Commanders and leaders
- Mervyn Wingfield: Irie Tatsushi

Strength
- Submarine HMS Taurus: Submarine I-34

Casualties and losses
- None: I-34 sunk 84 killed

= Action of 13 November 1943 =

Submarine engagement of World War II

The action of 13 November 1943 was a submarine engagement during the Second World War. It resulted in the sinking of the Japanese Navy's Kaidai Junsen Type B1 submarine I-34 in the Strait of Malacca by the Royal Navy submarine . I-34 was on a Yanagi Mission, an underwater convoy secretly shipping goods between Japan and their German allies.

==Background==
The Japanese submarine I-34 (Commander Irie Tatsushi), departed Kure on the first leg of a "Yanagi" mission to Nazi-occupied France. At the time she was the third Japanese submarine to undertake such a mission. Code-breakers at Hut 7 in Bletchley Park deciphered radio traffic transmitted in diplomatic code concerning I-34's mission between Tokyo and Berlin. The message was then relayed to the submarine Taurus (Lieutenant-Commander Mervyn Wingfield) operating from a base in Ceylon.

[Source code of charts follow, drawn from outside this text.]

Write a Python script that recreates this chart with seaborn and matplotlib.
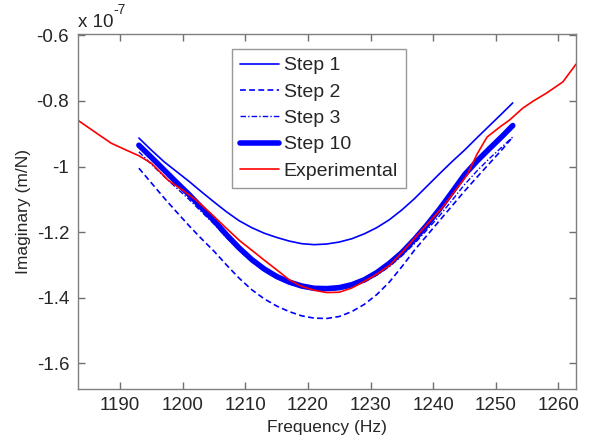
import matplotlib
matplotlib.use("Agg")
import matplotlib.pyplot as plt
import matplotlib.ticker as mticker
import seaborn as sns
import pandas as pd

# ---- data (imaginary part in units of 1e-7 m/N) ----
freq_model = [1193, 1195, 1197, 1199, 1201, 1203, 1205, 1207, 1209, 1211, 1213, 1215,
              1217, 1219, 1221, 1223, 1225, 1227, 1229, 1231, 1233, 1235, 1237, 1239,
              1241, 1243, 1245, 1247, 1249, 1251, 1252.7]
step1 = [-0.913, -0.950, -0.985, -1.015, -1.045, -1.077, -1.108, -1.138, -1.165, -1.186,
         -1.203, -1.216, -1.227, -1.235, -1.238, -1.236, -1.230, -1.220, -1.205, -1.186,
         -1.162, -1.132, -1.098, -1.060, -1.022, -0.985, -0.950, -0.912, -0.875, -0.838, -0.806]
step2 = [-1.005, -1.050, -1.095, -1.138, -1.180, -1.220, -1.258, -1.300, -1.340, -1.375,
         -1.403, -1.425, -1.442, -1.455, -1.462, -1.463, -1.457, -1.442, -1.420, -1.390,
         -1.352, -1.305, -1.255, -1.210, -1.165, -1.120, -1.075, -1.032, -0.990, -0.948, -0.910]
step3 = [-0.955, -0.993, -1.030, -1.065, -1.100, -1.138, -1.175, -1.217, -1.255, -1.290,
         -1.318, -1.340, -1.357, -1.369, -1.376, -1.378, -1.375, -1.366, -1.352, -1.331,
         -1.305, -1.272, -1.235, -1.193, -1.150, -1.103, -1.055, -1.013, -0.975, -0.940, -0.910]
step10 = [-0.935, -0.972, -1.010, -1.048, -1.085, -1.125, -1.165, -1.208, -1.248, -1.283,
          -1.312, -1.335, -1.352, -1.364, -1.371, -1.372, -1.369, -1.360, -1.345, -1.323,
          -1.295, -1.262, -1.222, -1.178, -1.130, -1.078, -1.025, -0.983, -0.945, -0.908, -0.875]
freq_exp = [1183.2, 1186, 1188.6, 1191, 1193, 1195, 1197.7, 1200, 1202, 1204.5, 1206.8,
            1209.1, 1211.5, 1213, 1215.5, 1217, 1219, 1221, 1223, 1225, 1227, 1229, 1231,
            1233.1, 1235, 1237.9, 1241.5, 1245.4, 1247, 1248.6, 1250.6, 1252.2, 1254.3,
            1256, 1258.1, 1260.7, 1262.8]
experimental = [-0.858, -0.895, -0.929, -0.950, -0.967, -0.990, -1.042, -1.072, -1.100, -1.143,
                -1.185, -1.226, -1.262, -1.285, -1.322, -1.345, -1.365, -1.377, -1.384, -1.383,
                -1.370, -1.350, -1.328, -1.300, -1.262, -1.200, -1.124, -1.026, -0.962, -0.910,
                -0.880, -0.858, -0.822, -0.800, -0.776, -0.742, -0.688]
scale = 1e-7

x_ticks = [1190, 1200, 1210, 1220, 1230, 1240, 1250, 1260]
y_ticks = [-1.6, -1.4, -1.2, -1.0, -0.8, -0.6]

sns.set_style("white", {"xtick.bottom": True, "xtick.top": True,
                        "ytick.left": True, "ytick.right": True,
                        "xtick.direction": "in", "ytick.direction": "in"})
plt.rcParams['font.family'] = ['Liberation Sans', 'DejaVu Sans']

fig = plt.figure(figsize=(5.9, 4.41), dpi=100)
ax = fig.add_axes([77.5/590, 1-388.7/441, (576-77.5)/590, (388.7-34)/441])

series = [
    ("Step 1", freq_model, step1, dict(color="#0000ff", linestyle="-", linewidth=1.2)),
    ("Step 2", freq_model, step2, dict(color="#0000ff", linestyle=(0, (3.5, 2)), linewidth=1.2)),
    ("Step 3", freq_model, step3, dict(color="#0000ff", linestyle=(0, (4, 1.5, 1, 1.5)), linewidth=1.0)),
    ("Step 10", freq_model, step10, dict(color="#0000ff", linestyle="-", linewidth=4.0)),
    ("Experimental", freq_exp, experimental, dict(color="#ff0000", linestyle="-", linewidth=1.2)),
]
for name, fx, fy, kw in series:
    df = pd.DataFrame({"Frequency": fx, "Imag": [v * scale for v in fy]})
    sns.lineplot(data=df, x="Frequency", y="Imag", ax=ax, label=name, **kw)

ax.set_xlim(1183.2, 1262.8)
ax.set_ylim(-1.677e-7, -0.596e-7)
ax.set_xticks(x_ticks)
ax.set_yticks([v * scale for v in y_ticks])
ax.yaxis.set_major_formatter(mticker.FuncFormatter(lambda v, p: f"{v/scale:g}"))

for s in ax.spines.values():
    s.set_color("#7f7f7f")
    s.set_linewidth(1.0)
ax.tick_params(direction="in", length=5, width=1.0, color="#6f6f6f",
               bottom=True, left=True, top=True, right=True,
               labelsize=13.5, labelcolor="#262626", pad=6)

ax.set_xlabel("Frequency (Hz)", fontsize=12.5, color="#262626", labelpad=4)
ax.set_ylabel("Imaginary (m/N)", fontsize=12.5, color="#262626", labelpad=4)

fig.text(78/590, 1-27/441, "x 10", fontsize=13.5, color="#262626", va="baseline", ha="left")
fig.text(113/590, 1-14/441, "-7", fontsize=10, color="#262626", va="baseline", ha="left")

leg = ax.legend(loc="upper left", bbox_to_anchor=(232/590, 1-49/441), bbox_transform=fig.transFigure,
                frameon=True, fancybox=False, fontsize=14, handlelength=2.0, handletextpad=0.25,
                labelspacing=0.45, borderpad=0.4, borderaxespad=0)
leg.get_frame().set_edgecolor("#7f7f7f")
leg.get_frame().set_linewidth(1.0)
for t in leg.get_texts():
    t.set_color("#262626")

fig.savefig("out.png", dpi=100)
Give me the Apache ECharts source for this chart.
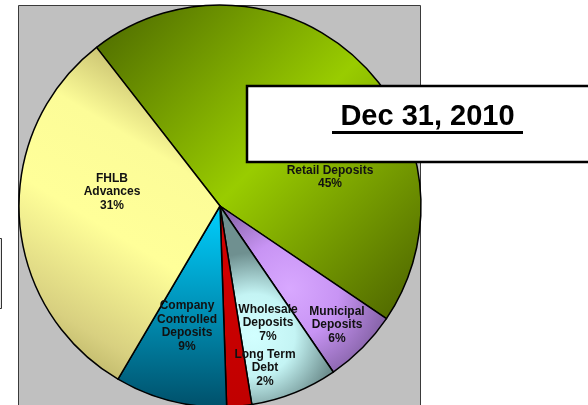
<!DOCTYPE html>
<html>
<head>
<meta charset="utf-8">
<script src="https://cdn.jsdelivr.net/npm/echarts@6/dist/echarts.min.js"></script>
<style>
  html, body { margin: 0; padding: 0; background: #ffffff; }
  #chart { width: 588px; height: 405px; }
</style>
</head>
<body>
<div id="chart"></div>
<script>
// Funding mix at year end (percent of total)
const categories = [
  'Retail Deposits',
  'Municipal\nDeposits',
  'Wholesale\nDeposits',
  'Long Term\nDebt',
  'Company\nControlled\nDeposits',
  'FHLB\nAdvances'
];
const shares = [45, 6, 7, 2, 9, 31];
const titleText = 'Dec 31, 2010';

// Where each slice's caption sits (pixel anchors, centre of the text block)
const labelAnchors = [[330, 177], [337, 325], [268, 323], [265, 368], [187, 326], [112, 192]];

// Shaded fills for each slice
function lin(x, y, x2, y2, stops) {
  return { type: 'linear', x: x, y: y, x2: x2, y2: y2,
    colorStops: stops.map(s => ({ offset: s[0], color: s[1] })) };
}
function rad(x, y, r, stops) {
  return { type: 'radial', x: x, y: y, r: r,
    colorStops: stops.map(s => ({ offset: s[0], color: s[1] })) };
}
const sliceFills = [
  lin(0, 0, 1, 1, [[0, '#4a6600'], [0.5, '#99cc00'], [1, '#4a6000']]),
  rad(0.42, 0.5, 0.65, [[0, '#d8a8ff'], [0.45, '#c894f4'], [1, '#7a5a9a']]),
  rad(0.3, 0.65, 0.72, [[0, '#d2ffff'], [0.5, '#c4f4f4'], [1, '#6f9090']]),
  lin(0, 0, 1, 1, [[0, '#d40000'], [1, '#c00000']]),
  lin(0, 0, 0, 1, [[0, '#00d0ff'], [0.45, '#0099c0'], [1, '#00506a']]),
  lin(0, 1, 1, 0, [[0, '#a09a50'], [0.2, '#d8d080'], [0.45, '#ffff99'], [0.68, '#fcfc98'], [0.85, '#c8c070'], [1, '#a8a058']])
];

const chart = echarts.init(document.getElementById('chart'), null, { renderer: 'canvas' });

chart.setOption({
  animation: false,
  backgroundColor: '#ffffff',
  graphic: [
    // plot area frame
    { type: 'rect', z: 0, shape: { x: 18.5, y: 5.5, width: 402, height: 430 },
      style: { fill: '#c0c0c0', stroke: '#3a3a3a', lineWidth: 1 } },
    // legend box edge at the far left
    { type: 'rect', z: 0, shape: { x: -20, y: 238.5, width: 21.5, height: 70 },
      style: { fill: '#e6e6e6', stroke: '#333333', lineWidth: 1 } },
    // date box
    { type: 'rect', z: 100, shape: { x: 247, y: 86, width: 360, height: 76 },
      style: { fill: '#ffffff', stroke: '#000000', lineWidth: 2.5 } },
    { type: 'text', z: 101, x: 427.5, y: 117,
      style: { text: titleText, fill: '#000000', align: 'center', verticalAlign: 'middle',
        font: 'bold 29px "Liberation Sans", Arial, sans-serif' } },
    { type: 'rect', z: 101, shape: { x: 332, y: 131, width: 191, height: 3 },
      style: { fill: '#000000' } }
  ],
  series: [{
    type: 'pie',
    z: 10,
    center: [220, 206],
    radius: 201,
    startAngle: 127.9,
    clockwise: true,
    avoidLabelOverlap: false,
    emphasis: { disabled: true },
    itemStyle: { borderColor: '#000000', borderWidth: 1.5 },
    label: {
      show: true,
      position: 'inside',
      formatter: p => p.name + '\n' + p.value + '%',
      color: '#111111',
      fontFamily: '"Liberation Sans", Arial, sans-serif',
      fontWeight: 'bold',
      fontSize: 12,
      lineHeight: 13.5,
      align: 'center'
    },
    labelLine: { show: false },
    labelLayout: function (p) {
      const a = labelAnchors[p.dataIndex];
      return { x: a[0], y: a[1], align: 'center', verticalAlign: 'middle' };
    },
    data: categories.map((c, i) => ({
      name: c,
      value: shares[i],
      itemStyle: { color: sliceFills[i] }
    }))
  }]
});
</script>
</body>
</html>
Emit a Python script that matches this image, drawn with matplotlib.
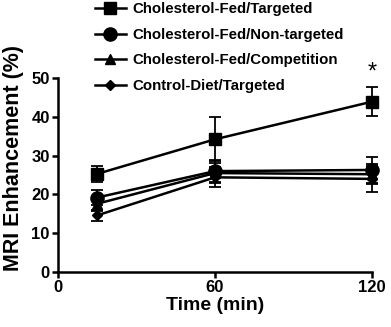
import matplotlib.pyplot as plt
from matplotlib.lines import Line2D

plt.rcParams['font.family'] = ['Liberation Sans', 'DejaVu Sans']
plt.rcParams['font.weight'] = 'bold'

# -----------------------------
# DATA
# -----------------------------
time_min = [15, 60, 120]

labels = ["Cholesterol-Fed/Targeted",
          "Cholesterol-Fed/Non-targeted",
          "Cholesterol-Fed/Competition",
          "Control-Diet/Targeted"]
markers = ["s", "o", "^", "D"]
msizes = [8.5, 9.5, 7.5, 5.5]

targeted = [25.3, 34.2, 43.9]
targeted_err = [2.0, 5.7, 3.8]

non_targeted = [19.2, 26.0, 26.3]
non_targeted_err = [1.9, 2.9, 3.4]

competition = [17.6, 25.5, 25.2]
competition_err = [1.8, 2.5, 2.6]

control = [14.6, 24.4, 24.0]
control_err = [1.5, 2.6, 3.3]

series = [targeted, non_targeted, competition, control]
errors = [targeted_err, non_targeted_err, competition_err, control_err]

# -----------------------------
# PLOT
# -----------------------------
fig = plt.figure(figsize=(3.91, 3.27), dpi=100)
ax = fig.add_axes([58 / 391, 1 - 272 / 327, 314 / 391, 194 / 327])

handles = []
for vals, err, lab, mk, ms in zip(series, errors, labels, markers, msizes):
    ax.errorbar(time_min, vals, yerr=err, color='black', lw=1.8,
                marker=mk, ms=ms, capsize=4, elinewidth=1.3,
                capthick=1.3, clip_on=False)
    handles.append(Line2D([], [], color='black', lw=1.8, marker=mk, ms=ms))

# significance mark
ax.text(120, 51.3, "*", ha='center', va='center', fontsize=17, fontweight='normal')

ax.set_xlim(0, 120)
ax.set_ylim(0, 50)
ax.set_xticks([0, 60, 120])
ax.set_yticks([0, 10, 20, 30, 40, 50])
ax.tick_params(labelsize=12, width=1.8, length=4, direction='out', pad=2)
for lab in ax.get_xticklabels() + ax.get_yticklabels():
    lab.set_fontweight('bold')

ax.spines['top'].set_visible(False)
ax.spines['right'].set_visible(False)
ax.spines['left'].set_linewidth(1.8)
ax.spines['bottom'].set_linewidth(1.8)

ax.set_xlabel("Time (min)", fontsize=14, fontweight='bold', labelpad=1)
ax.set_ylabel("MRI Enhancement (%)", fontsize=15.5, fontweight='bold')
ax.yaxis.set_label_coords(-0.108, 0.59)

leg = fig.legend(handles, labels, loc='upper left', bbox_to_anchor=(81 / 391, 1.035),
                 frameon=False, fontsize=10.8, handlelength=2.1, handletextpad=0.45,
                 labelspacing=0.78)
for t in leg.get_texts():
    t.set_fontweight('bold')

fig.savefig("out.png", dpi=100)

On the morning of 11 November 1943 I-34 departed Seletar for Penang. The Germans planned to refuel I-34 in the Indian Ocean from a supply ship. I-34 was carrying a cargo of tin, tungsten, raw rubber and opium.

==Action==
On the morning of 13 November 1943, 30 mi off Penang the officer of the watch on Taurus sighted the large submarine I-34 running on the surface at 14 kn despite a rain squall. Wingfield fired a spread of six torpedoes, one of which hit I-34's starboard side just below her conning tower; she sank rapidly, along with 84 of her crew. Only fourteen survivors managed to escape the wreck and were rescued by a Malay junk.

The following morning, a Japanese submarine chaser CH-20 from Penang attacked Taurus. Due to the shallow water in the region, when Wingfield tried to evade the attack by diving, Taurus bow became stuck in the soft, muddy seabed. Fortunately, the explosions from a pattern of depth charges dropped over Taurus shook her free. Wingfield went to periscope depth, surfaced and engaged CH-20 with his deck gun, causing severe damage. Thirteen members of the crew were killed, including the captain and another seventeen wounded but before any further action could follow, a Japanese aircraft came into view and forced Wingfield into an emergency dive, which endangered the submarine, which had taken on almost a ton of water. Taurus escaped with only minor damage and managed to make it back to her base at Ceylon.

Following the loss of I-34 the Imperial Japanese Navy diverted all Europe-bound submarines from Penang. I-34 was the first Japanese submarine to be sunk by a Royal Navy submarine.